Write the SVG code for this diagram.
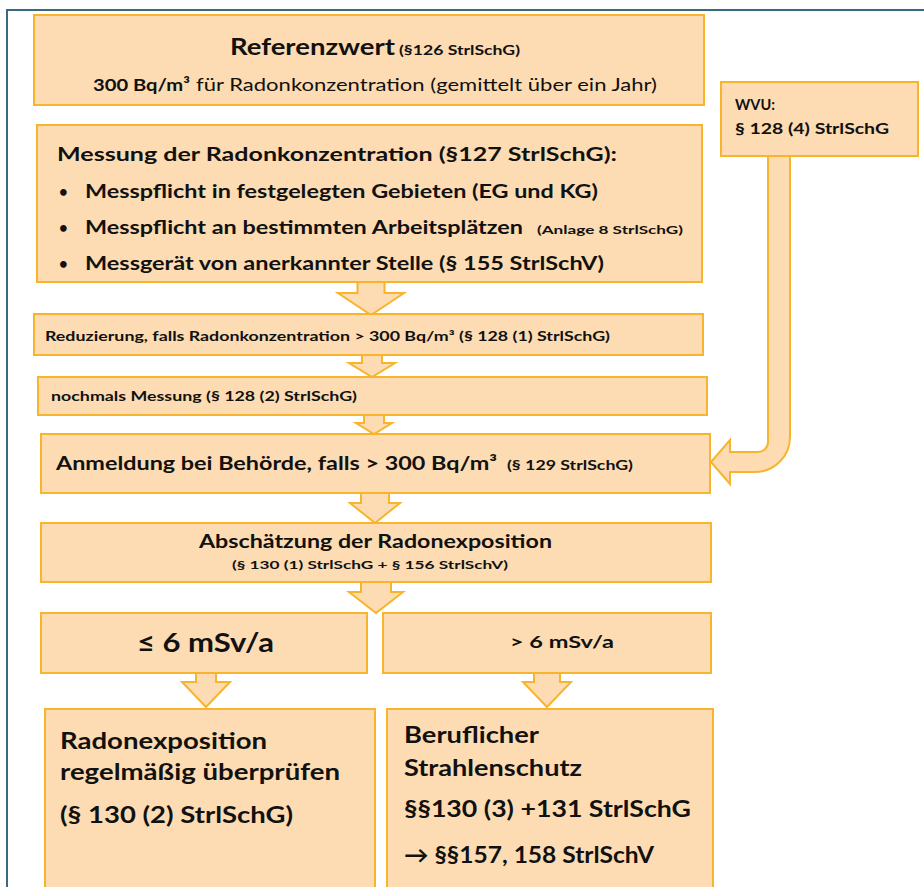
<svg xmlns="http://www.w3.org/2000/svg" width="924" height="887" viewBox="0 0 924 887">
<style>
.box{fill:#fddcb3;stroke:#f7b42c;stroke-width:2}
.arr{fill:#fddcb3;stroke:#f7b42c;stroke-width:2;stroke-linejoin:miter}
text{font-family:Lato,"Liberation Sans",sans-serif;fill:#111;font-weight:bold}
.n{font-weight:normal}
</style>
<rect width="924" height="887" fill="#fff"/>
<path d="M7,887 V10 H924" fill="none" stroke="#3a6a80" stroke-width="2"/>
<g id="connectors">
<path class="arr" d="M357.5,282 H384.5 V293 H404 L371,315 L338,293 H357.5 Z"/>
<path class="arr" d="M362,355 H382 V363 H395 L372,377 L349,363 H362 Z"/>
<path class="arr" d="M364,415 H384 V423 H392 L374,434 L356,423 H364 Z"/>
<path class="arr" d="M361,493 H389 V503 H400 L375,523 L350,503 H361 Z"/>
<path class="arr" d="M361,582 H391 V592 H403 L376,613 L349,592 H361 Z"/>
<path class="arr" d="M196,673 H216 V682 H230 L206,707 L182,682 H196 Z"/>
<path class="arr" d="M534,673 H560 V682 H571 L547,707 L523,682 H534 Z"/>
<path class="arr" d="M768,156 V442 A10,10 0 0 1 758,452 H730 V440 L711,462 L730,484 V472 H755 A35,35 0 0 0 790,437 V156 Z"/>
</g>
<g id="referenzwert">
<rect class="box" x="34" y="15" width="670" height="90"/>
<text x="230" y="55" font-size="23" textLength="165" lengthAdjust="spacingAndGlyphs">Referenzwert</text>
<text x="399" y="55" font-size="12.5" textLength="121" lengthAdjust="spacingAndGlyphs">(§126 StrlSchG)</text>
<text x="93" y="91" font-size="17.5" textLength="97" lengthAdjust="spacingAndGlyphs">300 Bq/m³</text>
<text class="n" x="196" y="91" font-size="17.5" textLength="461" lengthAdjust="spacingAndGlyphs">für Radonkonzentration (gemittelt über ein Jahr)</text>
</g>
<g id="wvu">
<rect class="box" x="721" y="82" width="197" height="74"/>
<text x="735" y="110" font-size="15" textLength="40" lengthAdjust="spacingAndGlyphs">WVU:</text>
<text x="735" y="134" font-size="15" textLength="154" lengthAdjust="spacingAndGlyphs">§ 128 (4) StrlSchG</text>
</g>
<g id="messung">
<rect class="box" x="37" y="125" width="665" height="157"/>
<text x="57" y="161" font-size="19.5" textLength="560" lengthAdjust="spacingAndGlyphs">Messung der Radonkonzentration  (§127  StrlSchG):</text>
<text x="59" y="197" font-size="15">•</text>
<text x="85" y="198" font-size="19.5" textLength="513" lengthAdjust="spacingAndGlyphs">Messpflicht in festgelegten Gebieten (EG und  KG)</text>
<text x="59" y="233" font-size="15">•</text>
<text x="85" y="234" font-size="19.5" textLength="438" lengthAdjust="spacingAndGlyphs">Messpflicht an bestimmten Arbeitsplätzen</text>
<text x="537" y="234" font-size="11" textLength="146" lengthAdjust="spacingAndGlyphs">(Anlage 8 StrlSchG)</text>
<text x="59" y="269" font-size="15">•</text>
<text x="85" y="270" font-size="19.5" textLength="519" lengthAdjust="spacingAndGlyphs">Messgerät von anerkannter Stelle (§ 155 StrlSchV)</text>
</g>
<g id="reduzierung">
<rect class="box" x="34" y="314" width="669" height="41"/>
<text x="45" y="341" font-size="13.5" textLength="565" lengthAdjust="spacingAndGlyphs">Reduzierung, falls Radonkonzentration &gt; 300 Bq/m³ (§ 128 (1) StrlSchG)</text>
</g>
<g id="nochmals">
<rect class="box" x="38" y="377" width="669" height="38"/>
<text x="51" y="401" font-size="13.5" textLength="306" lengthAdjust="spacingAndGlyphs">nochmals Messung (§ 128 (2) StrlSchG)</text>
</g>
<g id="anmeldung">
<rect class="box" x="41" y="434" width="669" height="59"/>
<text x="56" y="470" font-size="19.5" textLength="441" lengthAdjust="spacingAndGlyphs">Anmeldung bei Behörde, falls &gt; 300 Bq/m³</text>
<text x="507" y="470" font-size="12.5" textLength="126" lengthAdjust="spacingAndGlyphs">(§ 129 StrlSchG)</text>
</g>
<g id="abschaetzung">
<rect class="box" x="41" y="523" width="670" height="59"/>
<text x="199" y="548" font-size="19.5" textLength="353" lengthAdjust="spacingAndGlyphs">Abschätzung der Radonexposition</text>
<text x="232" y="569" font-size="10.5" textLength="276" lengthAdjust="spacingAndGlyphs">(§ 130 (1) StrlSchG + § 156 StrlSchV)</text>
</g>
<g id="le6">
<rect class="box" x="41" y="613" width="326" height="60"/>
<text x="137" y="652" font-size="26" textLength="137" lengthAdjust="spacingAndGlyphs">≤ 6 mSv/a</text>
</g>
<g id="gt6">
<rect class="box" x="383" y="613" width="328" height="60"/>
<text x="510" y="648" font-size="17" textLength="104" lengthAdjust="spacingAndGlyphs">&gt; 6 mSv/a</text>
</g>
<g id="pruefen">
<rect class="box" x="45" y="709" width="330" height="190"/>
<text x="60" y="749" font-size="23" textLength="207" lengthAdjust="spacingAndGlyphs">Radonexposition</text>
<text x="60" y="780" font-size="23" textLength="280" lengthAdjust="spacingAndGlyphs">regelmäßig überprüfen</text>
<text x="60" y="823" font-size="23" textLength="233" lengthAdjust="spacingAndGlyphs">(§ 130 (2) StrlSchG)</text>
</g>
<g id="strahlenschutz">
<rect class="box" x="387" y="709" width="326" height="190"/>
<text x="404" y="743" font-size="23" textLength="135" lengthAdjust="spacingAndGlyphs">Beruflicher</text>
<text x="404" y="776" font-size="23" textLength="178" lengthAdjust="spacingAndGlyphs">Strahlenschutz</text>
<text x="404" y="817" font-size="23" textLength="287" lengthAdjust="spacingAndGlyphs">§§130 (3) +131 StrlSchG</text>
<text x="404" y="863" font-size="23" textLength="250" lengthAdjust="spacingAndGlyphs">→ §§157, 158 StrlSchV</text>
</g>
</svg>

• • • •

_What this task involves_
Except for the pictures, reproduce every line exactly.

_Correct result_
Write the SVG code for this diagram.
<svg xmlns="http://www.w3.org/2000/svg" width="924" height="887" viewBox="0 0 924 887">
<style>
.box{fill:#fddcb3;stroke:#f7b42c;stroke-width:2}
.arr{fill:#fddcb3;stroke:#f7b42c;stroke-width:2;stroke-linejoin:miter}
text{font-family:Lato,"Liberation Sans",sans-serif;fill:#111;font-weight:bold}
.n{font-weight:normal}
</style>
<rect width="924" height="887" fill="#fff"/>
<path d="M7,887 V10 H924" fill="none" stroke="#3a6a80" stroke-width="2"/>
<g id="connectors">
<path class="arr" d="M357.5,282 H384.5 V293 H404 L371,315 L338,293 H357.5 Z"/>
<path class="arr" d="M362,355 H382 V363 H395 L372,377 L349,363 H362 Z"/>
<path class="arr" d="M364,415 H384 V423 H392 L374,434 L356,423 H364 Z"/>
<path class="arr" d="M361,493 H389 V503 H400 L375,523 L350,503 H361 Z"/>
<path class="arr" d="M361,582 H391 V592 H403 L376,613 L349,592 H361 Z"/>
<path class="arr" d="M196,673 H216 V682 H230 L206,707 L182,682 H196 Z"/>
<path class="arr" d="M534,673 H560 V682 H571 L547,707 L523,682 H534 Z"/>
<path class="arr" d="M768,156 V442 A10,10 0 0 1 758,452 H730 V440 L711,462 L730,484 V472 H755 A35,35 0 0 0 790,437 V156 Z"/>
</g>
<g id="referenzwert">
<rect class="box" x="34" y="15" width="670" height="90"/>
<text x="230" y="55" font-size="23" textLength="165" lengthAdjust="spacingAndGlyphs">Referenzwert</text>
<text x="399" y="55" font-size="12.5" textLength="121" lengthAdjust="spacingAndGlyphs">(§126 StrlSchG)</text>
<text x="93" y="91" font-size="17.5" textLength="97" lengthAdjust="spacingAndGlyphs">300 Bq/m³</text>
<text class="n" x="196" y="91" font-size="17.5" textLength="461" lengthAdjust="spacingAndGlyphs">für Radonkonzentration (gemittelt über ein Jahr)</text>
</g>
<g id="wvu">
<rect class="box" x="721" y="82" width="197" height="74"/>
<text x="735" y="110" font-size="15" textLength="40" lengthAdjust="spacingAndGlyphs">WVU:</text>
<text x="735" y="134" font-size="15" textLength="154" lengthAdjust="spacingAndGlyphs">§ 128 (4) StrlSchG</text>
</g>
<g id="messung">
<rect class="box" x="37" y="125" width="665" height="157"/>
<text x="57" y="161" font-size="19.5" textLength="560" lengthAdjust="spacingAndGlyphs">Messung der Radonkonzentration  (§127  StrlSchG):</text>
<text x="59" y="197" font-size="15">•</text>
<text x="85" y="198" font-size="19.5" textLength="513" lengthAdjust="spacingAndGlyphs">Messpflicht in festgelegten Gebieten (EG und  KG)</text>
<text x="59" y="233" font-size="15">•</text>
<text x="85" y="234" font-size="19.5" textLength="438" lengthAdjust="spacingAndGlyphs">Messpflicht an bestimmten Arbeitsplätzen</text>
<text x="537" y="234" font-size="11" textLength="146" lengthAdjust="spacingAndGlyphs">(Anlage 8 StrlSchG)</text>
<text x="59" y="269" font-size="15">•</text>
<text x="85" y="270" font-size="19.5" textLength="519" lengthAdjust="spacingAndGlyphs">Messgerät von anerkannter Stelle (§ 155 StrlSchV)</text>
</g>
<g id="reduzierung">
<rect class="box" x="34" y="314" width="669" height="41"/>
<text x="45" y="341" font-size="13.5" textLength="565" lengthAdjust="spacingAndGlyphs">Reduzierung, falls Radonkonzentration &gt; 300 Bq/m³ (§ 128 (1) StrlSchG)</text>
</g>
<g id="nochmals">
<rect class="box" x="38" y="377" width="669" height="38"/>
<text x="51" y="401" font-size="13.5" textLength="306" lengthAdjust="spacingAndGlyphs">nochmals Messung (§ 128 (2) StrlSchG)</text>
</g>
<g id="anmeldung">
<rect class="box" x="41" y="434" width="669" height="59"/>
<text x="56" y="470" font-size="19.5" textLength="441" lengthAdjust="spacingAndGlyphs">Anmeldung bei Behörde, falls &gt; 300 Bq/m³</text>
<text x="507" y="470" font-size="12.5" textLength="126" lengthAdjust="spacingAndGlyphs">(§ 129 StrlSchG)</text>
</g>
<g id="abschaetzung">
<rect class="box" x="41" y="523" width="670" height="59"/>
<text x="199" y="548" font-size="19.5" textLength="353" lengthAdjust="spacingAndGlyphs">Abschätzung der Radonexposition</text>
<text x="232" y="569" font-size="10.5" textLength="276" lengthAdjust="spacingAndGlyphs">(§ 130 (1) StrlSchG + § 156 StrlSchV)</text>
</g>
<g id="le6">
<rect class="box" x="41" y="613" width="326" height="60"/>
<text x="137" y="652" font-size="26" textLength="137" lengthAdjust="spacingAndGlyphs">≤ 6 mSv/a</text>
</g>
<g id="gt6">
<rect class="box" x="383" y="613" width="328" height="60"/>
<text x="510" y="648" font-size="17" textLength="104" lengthAdjust="spacingAndGlyphs">&gt; 6 mSv/a</text>
</g>
<g id="pruefen">
<rect class="box" x="45" y="709" width="330" height="190"/>
<text x="60" y="749" font-size="23" textLength="207" lengthAdjust="spacingAndGlyphs">Radonexposition</text>
<text x="60" y="780" font-size="23" textLength="280" lengthAdjust="spacingAndGlyphs">regelmäßig überprüfen</text>
<text x="60" y="823" font-size="23" textLength="233" lengthAdjust="spacingAndGlyphs">(§ 130 (2) StrlSchG)</text>
</g>
<g id="strahlenschutz">
<rect class="box" x="387" y="709" width="326" height="190"/>
<text x="404" y="743" font-size="23" textLength="135" lengthAdjust="spacingAndGlyphs">Beruflicher</text>
<text x="404" y="776" font-size="23" textLength="178" lengthAdjust="spacingAndGlyphs">Strahlenschutz</text>
<text x="404" y="817" font-size="23" textLength="287" lengthAdjust="spacingAndGlyphs">§§130 (3) +131 StrlSchG</text>
<text x="404" y="863" font-size="23" textLength="250" lengthAdjust="spacingAndGlyphs">→ §§157, 158 StrlSchV</text>
</g>
</svg>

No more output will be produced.